Después de mucho tiempo sin pisarlo, el domingo volví al Bernabéu. Mi Madrí jugaba a las nueve, como a mí me gusta, y los primeros temblores comenzaron a asediarme durante la sobremesa. El abuelo hablaba con mamá de la Guerra Fría —un poco como los liberal-conservadores pero sabiendo que el tema no es actual— y yo dejé de prestar atención: estaba igual de nervioso que esos martes y miércoles de Champions en los que iba directo del colegio al estadio.

Llegué a Marceliano sobre las ocho para tomar la cerveza de antes y me encontré con mi hermano y sus amigos. Tiene dieciséis años y me recuerda mucho a mí cuando tenía su edad. Él, cuando va al fútbol, también lleva una chaqueta Adidas de esas vintage que usan los hooligans ingleses y pone cara de malo. Lo saludé, reprimí las ganas de reírme de su pose ultra, apuré la cerveza y me fui. Más pronto de lo que acostumbro, además, porque Janucho insistía en entrar al campo.

Mientras esperábamos en la cola antes de los tornos, escuché a una pareja comentar el proyecto del nuevo Bernabéu. Ella, emocionada, le contaba a su novio que va a tener muchas tiendas y restaurantes, que se van a hacer conciertos y espectáculos, que a lo mejor construyen hasta un hotel. «O sea, que al fútbol se jugará de casualidad», contestó él con un tono lacónico y severo que decepcionó a su novia.

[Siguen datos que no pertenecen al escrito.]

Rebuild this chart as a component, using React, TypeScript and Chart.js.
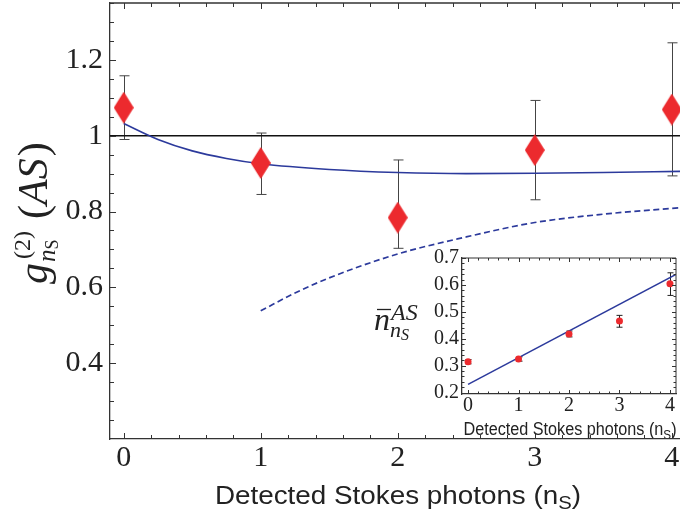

Yo, claro, comparto el punto de vista del novio. Porque puede que el nuevo Bernabéu, con toda su parafernalia, aporte mucho rédito al club; y puede que ese rédito sea, a su vez, condición indispensable para seguir compitiendo al más alto nivel. Pero, aun sabiendo todo eso, no logro consolarme. Percibo un desorden grave en el hecho de que mi equipo tenga que dedicarse a tareas ajenas al fútbol para seguir siendo un gran equipo. Y percibo un desorden todavía más grave en que esas tareas tengan necesariamente que hacerse a costa de nuestro estadio, tan castizo y familiar. El Bernabéu no puede asemejarse al Wanda y su césped retráctil ni al Nou Camp y su absurda ley antitabaco. Tampoco debe anhelar el techo de Wembley, que impide algo tan natural como mojarse cuando llueve, o la estética casi espacial del Allianz. A lo que debe aspirar el Bernabéu es a encarnar los valores del club: la universalidad y no el globalismo; la atemporalidad y no lo moderno; el señorío y no el fair play.

Con todo, me temo que ya es tarde. Antes podíamos presumir, al menos en lo que a estadio se refiere, de ir contra el signo de los tiempos. Ahora sólo podremos presumir de palmarés, que es mucho, sí, pero que no lo es todo.